You are the snuggle bug who will never sit still long enough to snuggle, until it is bedtime and you are supposed to be in bed. Then and only then do you want to snuggle, even though you’ve spent the previous fifteen minutes of storytime prancing around the living room rather than sitting in Daddy’s lap. We often awake in the middle of the night to find you’ve crawled in bed with us. And after you’ve pushed us each as close to the edges of the queen bed, you’ll then reach your foot out to touch one of us just so you can (once again) say, “You’re squishing me!”
Your daddy shakes his head and laughs when he looks at you. Then he says, “You look just like your mommy, did you know that?” A unique combination of your firstborn mommy’s personality in your secondborn birth order, we never know what we’re going to hear from you next. But we love every moment of it.
We pray that you will learn to use your personality to point others to your Savior. And we trust that your faith in Christ will continue to grow, along with your professed adoration for Him.
the mommy whom you look like
P.S. Here is a collection of the quoteables that come out of your little mouth:
“I love you,” I call across the kitchen to your daddy.
“I love you, too,” he replies.
“I love you five!” you chime in.
“How are we going to get better from this cold?” Ru asked.
“Lots of water, lots of sleep…”
“And lots of movies?” you asked hopefully.
Ruth: “Mommy gave Celeste an orange wrap.”
Mary: “Baby Jesus had a white wrap.”
“I’m being a little baby and walking on my kneels.”
Mary Kate: “Look at the star darlings!”
Your Daddy: “Only Mary Kate can make starlings sound beautiful.”
“You’re not Pa and Ma, you’re the restaurant people who bring us food.”
Mommy: “Are you sleeping?”
Ruth: “No, I can’t, because Mary’s talking to herself.”
Mary Kate: “No to myself, to rice cakes.”
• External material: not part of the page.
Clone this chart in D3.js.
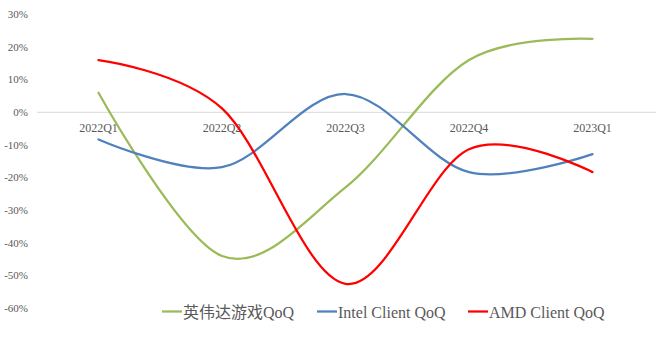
<!DOCTYPE html>
<html><head><meta charset="utf-8">
<script src="https://cdn.jsdelivr.net/npm/d3@7"></script>
<style>body{margin:0;background:#fff}svg{display:block}</style>
</head><body>
<svg id="c" width="663" height="338"></svg>
<script>
const categories = ["2022Q1","2022Q2","2022Q3","2022Q4","2023Q1"];
const nvidiaGaming = [6, -44, -23, 16, 22.5];
const intelClient = [-8.3, -16.8, 5.6, -18.3, -12.8];
const amdClient = [16, 1.2, -52.5, -11.3, -18.3];
const yTicks = [30, 20, 10, 0, -10, -20, -30, -40, -50, -60];
const seriesNames = ["英伟达游戏QoQ", "Intel Client QoQ", "AMD Client QoQ"];
const seriesColors = ["#9BBB59", "#4F81BD", "#FF0000"];

const svg = d3.select("#c");
const x = d3.scalePoint().domain(categories).range([98.5, 592.5]);
const y = d3.scaleLinear().domain([-60, 30]).range([308.3, 14.3]);
const serif = "'Liberation Serif','Times New Roman',serif";
const textCol = "#595959";

// zero line
svg.append("line").attr("x1", 37).attr("x2", 656).attr("y1", y(0)).attr("y2", y(0))
  .attr("stroke", "#d9d9d9").attr("stroke-width", 1);

// y labels
svg.append("g").selectAll("text").data(yTicks).join("text")
  .attr("x", 28).attr("y", d => y(d)).attr("dy", "0.35em")
  .attr("text-anchor", "end").attr("font-family", serif).attr("font-size", 11)
  .attr("fill", textCol).text(d => d + "%");

// x labels
svg.append("g").selectAll("text").data(categories).join("text")
  .attr("x", d => x(d)).attr("y", y(0) + 19.5)
  .attr("text-anchor", "middle").attr("font-family", serif).attr("font-size", 12)
  .attr("fill", textCol).text(d => d);

const allSeries = [nvidiaGaming, intelClient, amdClient];
const line = d3.line().x((d, i) => x(categories[i])).y(d => y(d)).curve(d3.curveCatmullRom.alpha(0));
allSeries.forEach((s, k) => {
  svg.append("path").datum(s).attr("d", line).attr("fill", "none")
    .attr("stroke", seriesColors[k]).attr("stroke-width", 2.25).attr("stroke-linecap", "round");
});

// legend
const legX = [162, 317, 468];
const lg = svg.append("g");
seriesNames.forEach((n, k) => {
  lg.append("line").attr("x1", legX[k]).attr("x2", legX[k] + 20).attr("y1", 311.5).attr("y2", 311.5)
    .attr("stroke", seriesColors[k]).attr("stroke-width", 2.25);
  lg.append("text").attr("x", legX[k] + 21).attr("y", 317.5)
    .attr("font-family", "'Liberation Serif','Noto Sans CJK SC',serif").attr("font-size", 16)
    .attr("fill", textCol).text(n);
});
</script>
</body></html>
Mommy: “You have to get out of your pajamas and get dressed today.”
Mary: “Is somebody coming over for dinner?”
Mary Kate: “Mommy, is it Easter night?”
Me: “No–it will be in a week!”
Mary Kate: “And then there will be eggs coming down from the sky and rabbits everywhere!”
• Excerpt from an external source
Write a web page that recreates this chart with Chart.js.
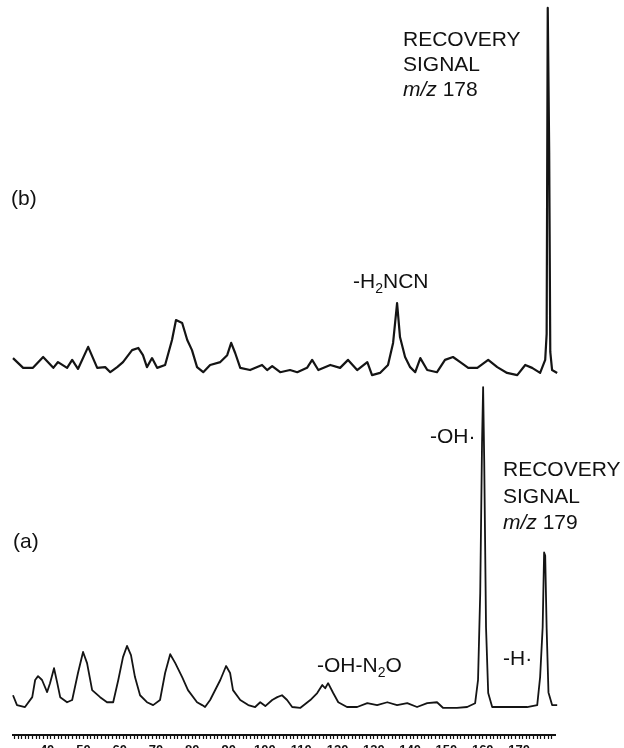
<!DOCTYPE html>
<html>
<head>
<meta charset="utf-8">
<script src="https://cdn.jsdelivr.net/npm/chart.js@4/dist/chart.umd.min.js"></script>
<style>
html, body { margin:0; padding:0; background:#fff; overflow:hidden; }
#wrap { position:relative; width:624px; height:748px; overflow:hidden; }
#spectrum { position:absolute; left:0; top:0; }
.lbl { position:absolute; font-family:"Liberation Sans", Arial, sans-serif; font-size:21px; line-height:24px; color:#111; white-space:nowrap; }
.lbl sub { font-size:14px; line-height:0; vertical-align:-5px; }
</style>
</head>
<body>
<div id="wrap">
<canvas id="spectrum" width="624" height="760"></canvas>
<div class="lbl" style="left:403px;top:26px;line-height:25px">RECOVERY<br>SIGNAL<br><i>m/z</i> 178</div>
<div class="lbl" style="left:11px;top:186px">(b)</div>
<div class="lbl" style="left:353px;top:269px">-H<sub>2</sub>NCN</div>
<div class="lbl" style="left:430px;top:424px">-OH·</div>
<div class="lbl" style="left:503px;top:456px;line-height:26.5px">RECOVERY<br>SIGNAL<br><i>m/z</i> 179</div>
<div class="lbl" style="left:13px;top:529px">(a)</div>
<div class="lbl" style="left:317px;top:653px">-OH-N<sub>2</sub>O</div>
<div class="lbl" style="left:503px;top:646px">-H·</div>
</div>
<script>
// m/z axis labels
var tickLabels = [40, 50, 60, 70, 80, 90, 100, 110, 120, 130, 140, 150, 160, 170];

// trace (b): m/z 178 precursor
var mzB = [30.6,33.4,36.1,38.9,41.7,43.0,45.5,46.9,48.5,51.3,53.8,56.0,57.4,59.3,60.9,63.4,65.1,66.4,67.5,68.9,
  70.3,72.5,74.4,75.5,77.2,78.6,79.9,81.3,83.0,84.9,87.7,89.6,90.7,91.8,93.2,95.9,99.2,100.6,102.0,104.2,
  106.9,108.9,111.6,113.0,114.7,118.0,120.7,122.9,125.4,128.2,129.5,131.7,133.9,135.3,136.4,137.2,138.6,140.0,141.4,142.8,
  144.7,147.4,149.6,151.8,153.8,156.0,158.5,161.5,164.0,166.7,169.5,171.7,173.6,175.8,177.2,177.6,177.9,178.3,178.6,179.1,
  180.5,181.3];
var intB = [3.3,0.6,0.6,3.6,0.6,2.2,0.6,2.8,0.3,6.4,0.6,0.8,-0.6,0.8,2.2,5.5,6.1,4.1,0.8,3.3,
  0.6,1.4,8.3,13.8,13.0,8.3,5.5,0.8,-0.6,1.4,2.2,4.1,7.5,4.7,0.6,0,1.4,0,1.1,-0.6,
  0,-0.6,0.6,2.8,0,1.4,0.6,2.8,0,2.2,-1.4,-0.8,1.4,7.5,18.5,9.1,3.6,0.8,-0.6,3.3,
  0,-0.6,2.8,3.6,2.2,0.6,0.6,2.8,0.8,-0.8,-1.4,1.4,0.6,-0.8,2.8,10,100,60,5,0,
  -0.8,-1.9];

// trace (a): m/z 179 precursor
var mzA = [30.6,31.7,33.9,35.9,36.7,37.5,38.6,40.0,40.8,41.9,42.8,43.6,45.5,46.9,48.5,49.9,51.0,52.4,54.6,56.5,
  58.2,59.6,60.9,62.0,63.1,64.2,65.6,67.5,69.2,71.1,72.5,73.9,75.3,77.2,78.8,81.3,82.7,83.5,84.9,87.7,
  89.3,90.4,91.2,93.2,95.4,97.3,98.7,100.1,102.0,103.4,104.7,106.1,107.5,109.7,112.5,114.4,115.8,116.6,117.4,118.8,
  120.2,122.6,125.4,128.2,130.9,133.7,136.4,139.2,141.9,144.7,147.4,149.1,152.9,155.7,157.9,158.7,159.3,159.8,160.1,160.4,
  160.9,161.5,162.6,164.8,168.4,172.2,175.0,175.8,176.5,176.9,177.2,177.6,178.1,179.1,180.5];
var intA = [3.1,0,-0.6,2.5,7.9,9.1,7.9,4.1,6.9,11.6,6.9,2.5,0.9,1.6,10.1,16.7,13.2,4.7,2.5,0.9,
  0.9,7.9,15.1,18.6,15.7,8.8,3.1,0.9,0,1.6,10.1,16.0,13.2,8.8,4.7,0.9,0,-0.6,1.6,7.9,
  12.3,10.1,4.7,1.6,0,-0.6,0.9,-0.3,1.6,2.5,3.1,1.6,-0.6,-0.9,1.6,3.8,6.3,5.3,6.9,3.8,
  0.9,-0.6,-0.6,0.6,0,0.9,0,0.6,-0.6,0.6,0.9,-0.9,-0.9,-0.6,0.6,7.9,35.2,82.4,100,77.0,
  24.5,3.8,-0.6,-0.6,-0.6,-0.6,0,8.8,24.5,48,47,24,4,0,0];

function pts(xs, ys) {
  return xs.map(function (m, i) { return { x: m, y: ys[i] }; });
}

var ctx = document.getElementById('spectrum').getContext('2d');
var chart = new Chart(ctx, {
  type: 'line',
  data: {
    datasets: [
      { label: '(b)', data: pts(mzB, intB), yAxisID: 'yB', borderColor: '#141414', borderWidth: 2.2,
        pointRadius: 0, tension: 0, clip: false, borderJoinStyle: 'round' },
      { label: '(a)', data: pts(mzA, intA), yAxisID: 'yA', borderColor: '#141414', borderWidth: 1.8,
        pointRadius: 0, tension: 0, clip: false, borderJoinStyle: 'round' }
    ]
  },
  options: {
    responsive: false,
    animation: false,
    devicePixelRatio: 1,
    layout: { padding: { left: 13, right: 69, top: 0, bottom: 0 } },
    plugins: { legend: { display: false }, tooltip: { enabled: false } },
    scales: {
      x: {
        type: 'linear', min: 30.6, max: 179.9,
        afterBuildTicks: function (axis) {
          var t = [];
          for (var v = 31; v <= 179; v++) t.push({ value: v });
          axis.ticks = t;
        },
        afterFit: function (axis) { axis.height = 25; },
        grid: { drawOnChartArea: false, drawTicks: true, tickLength: 4, tickColor: '#111', tickWidth: 1.2 },
        border: { display: true, color: '#111', width: 2 },
        ticks: {
          autoSkip: false, maxRotation: 0, minRotation: 0, padding: 4, color: '#111',
          font: { family: 'Liberation Sans', size: 13, weight: 'bold' },
          callback: function (v) { return tickLabels.indexOf(v) >= 0 ? String(v) : ''; }
        }
      },
      yA: { display: false, min: -9.4, max: 221.7 },
      yB: { display: false, min: -100.8, max: 102.2 }
    }
  }
});
</script>
</body>
</html>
Watching the lions at the zoo:
Mary Kate: “Mommy, did they get married?”
Lady: “That’s so cute!”
Mommy: “Yes, sweetheart, they got married.”
Mary Kate: “Well why didn’t they have any children?”
Ruth: “Grandpa and Grandma had four children, not like Papa and Nanna who had five.”
Mary: “Momma, what happened to Papa and Nanna’s children? Did they die?”
Mommy: “No, darlin, they grew up!”
In your cheerful and informative tone: “Mom, as you know, if your son grows up he will get married and you won’t have a son anymore! Your son is going to get married soon. Your son is going to get married to a wife!”
“Mommy, why do we call it upsie-daisies instead of downsie-daisies?”
“Mommy, I named my baby Stripe Dot. Isn’t she beautiful?”
With your hand on top of your curly head: “I don’t have very much hair up here, like [Uncle] Tom.”
“Mommy, will there be fireworks on all the 60 days of July?”